■ **What is expected**:
Write out each line that follows exactly as it stands, without the pictures.

■ **Collected material**:
((
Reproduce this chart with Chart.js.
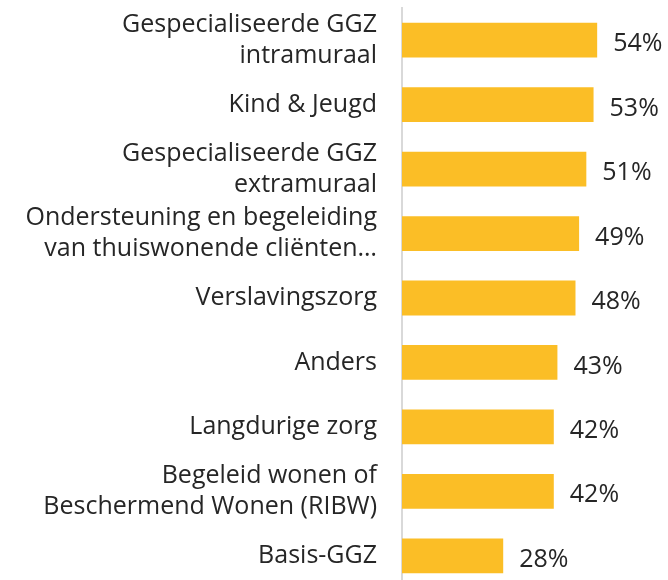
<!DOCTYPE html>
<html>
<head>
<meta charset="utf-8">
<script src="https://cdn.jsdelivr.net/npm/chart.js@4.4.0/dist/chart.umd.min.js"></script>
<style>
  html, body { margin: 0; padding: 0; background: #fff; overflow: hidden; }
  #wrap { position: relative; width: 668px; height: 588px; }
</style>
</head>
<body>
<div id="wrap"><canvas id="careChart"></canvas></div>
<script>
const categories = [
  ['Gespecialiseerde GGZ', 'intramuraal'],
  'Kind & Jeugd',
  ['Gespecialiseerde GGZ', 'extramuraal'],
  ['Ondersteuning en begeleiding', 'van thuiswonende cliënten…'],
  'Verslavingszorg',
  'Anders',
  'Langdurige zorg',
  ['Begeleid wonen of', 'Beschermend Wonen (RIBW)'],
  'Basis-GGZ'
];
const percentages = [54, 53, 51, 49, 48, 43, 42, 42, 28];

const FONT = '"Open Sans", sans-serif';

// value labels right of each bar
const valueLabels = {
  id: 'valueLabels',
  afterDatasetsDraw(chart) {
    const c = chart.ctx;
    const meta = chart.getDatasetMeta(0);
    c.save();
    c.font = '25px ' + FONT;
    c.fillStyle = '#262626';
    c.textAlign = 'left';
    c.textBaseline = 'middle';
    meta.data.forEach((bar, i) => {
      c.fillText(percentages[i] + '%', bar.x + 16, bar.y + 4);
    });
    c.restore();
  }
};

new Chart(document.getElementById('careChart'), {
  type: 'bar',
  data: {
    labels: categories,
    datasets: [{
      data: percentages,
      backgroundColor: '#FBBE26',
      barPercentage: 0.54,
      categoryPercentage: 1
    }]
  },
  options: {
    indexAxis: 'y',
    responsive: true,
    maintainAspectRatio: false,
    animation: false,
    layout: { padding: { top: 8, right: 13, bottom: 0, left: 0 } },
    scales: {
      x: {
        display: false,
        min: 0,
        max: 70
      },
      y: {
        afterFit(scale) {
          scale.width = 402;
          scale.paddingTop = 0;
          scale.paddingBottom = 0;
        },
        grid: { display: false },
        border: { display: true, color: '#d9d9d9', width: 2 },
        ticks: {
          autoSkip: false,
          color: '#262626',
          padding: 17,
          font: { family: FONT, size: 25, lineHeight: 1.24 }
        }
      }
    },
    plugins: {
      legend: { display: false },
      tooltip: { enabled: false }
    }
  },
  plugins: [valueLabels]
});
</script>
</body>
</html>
))
■ **Exercise result**:
Reproduce this chart with Chart.js.
<!DOCTYPE html>
<html>
<head>
<meta charset="utf-8">
<script src="https://cdn.jsdelivr.net/npm/chart.js@4.4.0/dist/chart.umd.min.js"></script>
<style>
  html, body { margin: 0; padding: 0; background: #fff; overflow: hidden; }
  #wrap { position: relative; width: 668px; height: 588px; }
</style>
</head>
<body>
<div id="wrap"><canvas id="careChart"></canvas></div>
<script>
const categories = [
  ['Gespecialiseerde GGZ', 'intramuraal'],
  'Kind & Jeugd',
  ['Gespecialiseerde GGZ', 'extramuraal'],
  ['Ondersteuning en begeleiding', 'van thuiswonende cliënten…'],
  'Verslavingszorg',
  'Anders',
  'Langdurige zorg',
  ['Begeleid wonen of', 'Beschermend Wonen (RIBW)'],
  'Basis-GGZ'
];
const percentages = [54, 53, 51, 49, 48, 43, 42, 42, 28];

const FONT = '"Open Sans", sans-serif';

// value labels right of each bar
const valueLabels = {
  id: 'valueLabels',
  afterDatasetsDraw(chart) {
    const c = chart.ctx;
    const meta = chart.getDatasetMeta(0);
    c.save();
    c.font = '25px ' + FONT;
    c.fillStyle = '#262626';
    c.textAlign = 'left';
    c.textBaseline = 'middle';
    meta.data.forEach((bar, i) => {
      c.fillText(percentages[i] + '%', bar.x + 16, bar.y + 4);
    });
    c.restore();
  }
};

new Chart(document.getElementById('careChart'), {
  type: 'bar',
  data: {
    labels: categories,
    datasets: [{
      data: percentages,
      backgroundColor: '#FBBE26',
      barPercentage: 0.54,
      categoryPercentage: 1
    }]
  },
  options: {
    indexAxis: 'y',
    responsive: true,
    maintainAspectRatio: false,
    animation: false,
    layout: { padding: { top: 8, right: 13, bottom: 0, left: 0 } },
    scales: {
      x: {
        display: false,
        min: 0,
        max: 70
      },
      y: {
        afterFit(scale) {
          scale.width = 402;
          scale.paddingTop = 0;
          scale.paddingBottom = 0;
        },
        grid: { display: false },
        border: { display: true, color: '#d9d9d9', width: 2 },
        ticks: {
          autoSkip: false,
          color: '#262626',
          padding: 17,
          font: { family: FONT, size: 25, lineHeight: 1.24 }
        }
      }
    },
    plugins: {
      legend: { display: false },
      tooltip: { enabled: false }
    }
  },
  plugins: [valueLabels]
});
</script>
</body>
</html>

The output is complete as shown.